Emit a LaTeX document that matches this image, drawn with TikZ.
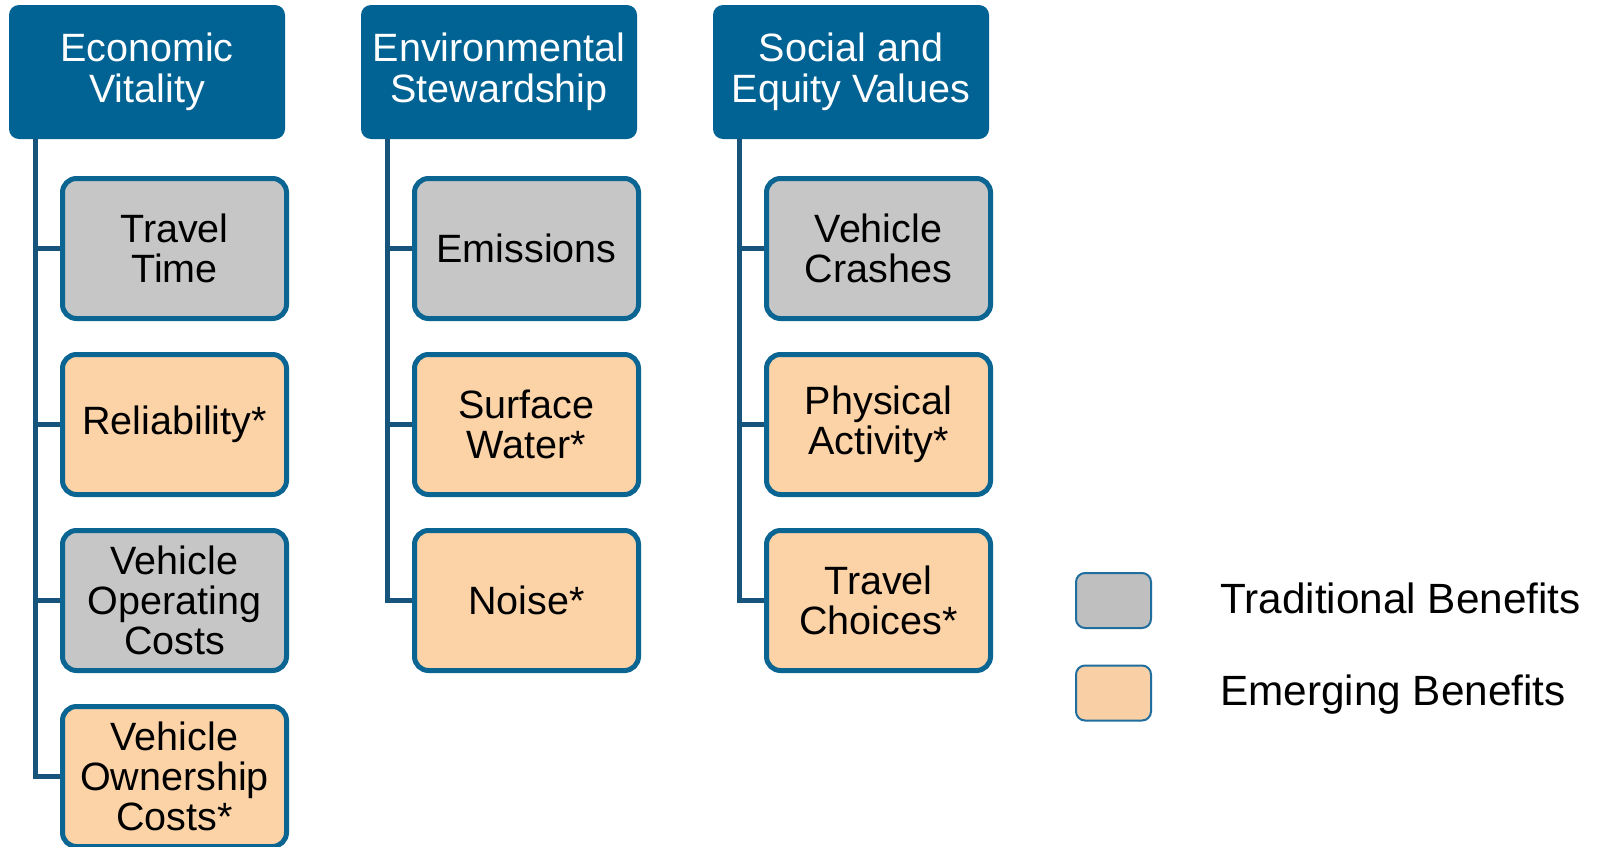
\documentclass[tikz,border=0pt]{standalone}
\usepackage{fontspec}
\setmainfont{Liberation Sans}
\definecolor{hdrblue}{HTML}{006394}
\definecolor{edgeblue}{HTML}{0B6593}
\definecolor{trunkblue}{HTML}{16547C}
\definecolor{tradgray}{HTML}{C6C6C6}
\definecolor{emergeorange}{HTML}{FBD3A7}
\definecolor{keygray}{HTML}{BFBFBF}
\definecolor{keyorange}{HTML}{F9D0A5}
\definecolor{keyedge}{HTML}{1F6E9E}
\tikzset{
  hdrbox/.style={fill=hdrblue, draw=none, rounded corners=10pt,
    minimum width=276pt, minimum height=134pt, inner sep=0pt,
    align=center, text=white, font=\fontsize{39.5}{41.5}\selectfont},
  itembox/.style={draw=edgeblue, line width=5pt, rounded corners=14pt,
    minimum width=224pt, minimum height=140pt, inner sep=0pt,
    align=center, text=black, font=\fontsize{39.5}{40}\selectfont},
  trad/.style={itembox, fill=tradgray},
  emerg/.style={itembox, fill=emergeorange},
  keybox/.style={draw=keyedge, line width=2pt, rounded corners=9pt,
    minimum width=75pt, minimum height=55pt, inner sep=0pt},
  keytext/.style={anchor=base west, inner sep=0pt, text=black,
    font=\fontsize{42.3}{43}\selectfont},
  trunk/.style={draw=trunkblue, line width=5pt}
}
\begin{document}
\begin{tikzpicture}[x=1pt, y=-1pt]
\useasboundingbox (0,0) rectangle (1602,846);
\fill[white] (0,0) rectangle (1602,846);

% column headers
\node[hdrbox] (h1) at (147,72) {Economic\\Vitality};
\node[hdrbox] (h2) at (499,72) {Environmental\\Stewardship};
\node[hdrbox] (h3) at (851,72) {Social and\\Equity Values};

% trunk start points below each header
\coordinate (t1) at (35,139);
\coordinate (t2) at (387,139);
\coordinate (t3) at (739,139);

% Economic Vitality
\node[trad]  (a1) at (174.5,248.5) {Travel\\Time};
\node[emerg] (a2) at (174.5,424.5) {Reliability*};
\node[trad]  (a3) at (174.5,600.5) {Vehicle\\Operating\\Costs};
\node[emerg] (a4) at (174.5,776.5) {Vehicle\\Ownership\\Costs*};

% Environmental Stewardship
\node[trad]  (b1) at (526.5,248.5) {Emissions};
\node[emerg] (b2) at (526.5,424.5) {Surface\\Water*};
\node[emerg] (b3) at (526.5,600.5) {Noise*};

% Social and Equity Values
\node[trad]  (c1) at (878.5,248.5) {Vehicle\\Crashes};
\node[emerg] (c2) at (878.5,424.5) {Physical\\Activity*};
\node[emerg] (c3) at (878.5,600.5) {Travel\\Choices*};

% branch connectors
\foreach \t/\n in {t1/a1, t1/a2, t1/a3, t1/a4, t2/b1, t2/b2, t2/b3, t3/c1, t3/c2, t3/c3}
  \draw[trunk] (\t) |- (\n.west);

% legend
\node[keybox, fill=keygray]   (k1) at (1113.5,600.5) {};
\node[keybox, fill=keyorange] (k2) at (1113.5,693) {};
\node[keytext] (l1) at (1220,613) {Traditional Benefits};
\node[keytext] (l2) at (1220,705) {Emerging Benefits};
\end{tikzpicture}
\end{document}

Exercise details ->
Repeat the material verbatim. Do not carry over any picture.

Result for this task ->
Emit a LaTeX document that matches this image, drawn with TikZ.
\documentclass[tikz,border=0pt]{standalone}
\usepackage{fontspec}
\setmainfont{Liberation Sans}
\definecolor{hdrblue}{HTML}{006394}
\definecolor{edgeblue}{HTML}{0B6593}
\definecolor{trunkblue}{HTML}{16547C}
\definecolor{tradgray}{HTML}{C6C6C6}
\definecolor{emergeorange}{HTML}{FBD3A7}
\definecolor{keygray}{HTML}{BFBFBF}
\definecolor{keyorange}{HTML}{F9D0A5}
\definecolor{keyedge}{HTML}{1F6E9E}
\tikzset{
  hdrbox/.style={fill=hdrblue, draw=none, rounded corners=10pt,
    minimum width=276pt, minimum height=134pt, inner sep=0pt,
    align=center, text=white, font=\fontsize{39.5}{41.5}\selectfont},
  itembox/.style={draw=edgeblue, line width=5pt, rounded corners=14pt,
    minimum width=224pt, minimum height=140pt, inner sep=0pt,
    align=center, text=black, font=\fontsize{39.5}{40}\selectfont},
  trad/.style={itembox, fill=tradgray},
  emerg/.style={itembox, fill=emergeorange},
  keybox/.style={draw=keyedge, line width=2pt, rounded corners=9pt,
    minimum width=75pt, minimum height=55pt, inner sep=0pt},
  keytext/.style={anchor=base west, inner sep=0pt, text=black,
    font=\fontsize{42.3}{43}\selectfont},
  trunk/.style={draw=trunkblue, line width=5pt}
}
\begin{document}
\begin{tikzpicture}[x=1pt, y=-1pt]
\useasboundingbox (0,0) rectangle (1602,846);
\fill[white] (0,0) rectangle (1602,846);

% column headers
\node[hdrbox] (h1) at (147,72) {Economic\\Vitality};
\node[hdrbox] (h2) at (499,72) {Environmental\\Stewardship};
\node[hdrbox] (h3) at (851,72) {Social and\\Equity Values};

% trunk start points below each header
\coordinate (t1) at (35,139);
\coordinate (t2) at (387,139);
\coordinate (t3) at (739,139);

% Economic Vitality
\node[trad]  (a1) at (174.5,248.5) {Travel\\Time};
\node[emerg] (a2) at (174.5,424.5) {Reliability*};
\node[trad]  (a3) at (174.5,600.5) {Vehicle\\Operating\\Costs};
\node[emerg] (a4) at (174.5,776.5) {Vehicle\\Ownership\\Costs*};

% Environmental Stewardship
\node[trad]  (b1) at (526.5,248.5) {Emissions};
\node[emerg] (b2) at (526.5,424.5) {Surface\\Water*};
\node[emerg] (b3) at (526.5,600.5) {Noise*};

% Social and Equity Values
\node[trad]  (c1) at (878.5,248.5) {Vehicle\\Crashes};
\node[emerg] (c2) at (878.5,424.5) {Physical\\Activity*};
\node[emerg] (c3) at (878.5,600.5) {Travel\\Choices*};

% branch connectors
\foreach \t/\n in {t1/a1, t1/a2, t1/a3, t1/a4, t2/b1, t2/b2, t2/b3, t3/c1, t3/c2, t3/c3}
  \draw[trunk] (\t) |- (\n.west);

% legend
\node[keybox, fill=keygray]   (k1) at (1113.5,600.5) {};
\node[keybox, fill=keyorange] (k2) at (1113.5,693) {};
\node[keytext] (l1) at (1220,613) {Traditional Benefits};
\node[keytext] (l2) at (1220,705) {Emerging Benefits};
\end{tikzpicture}
\end{document}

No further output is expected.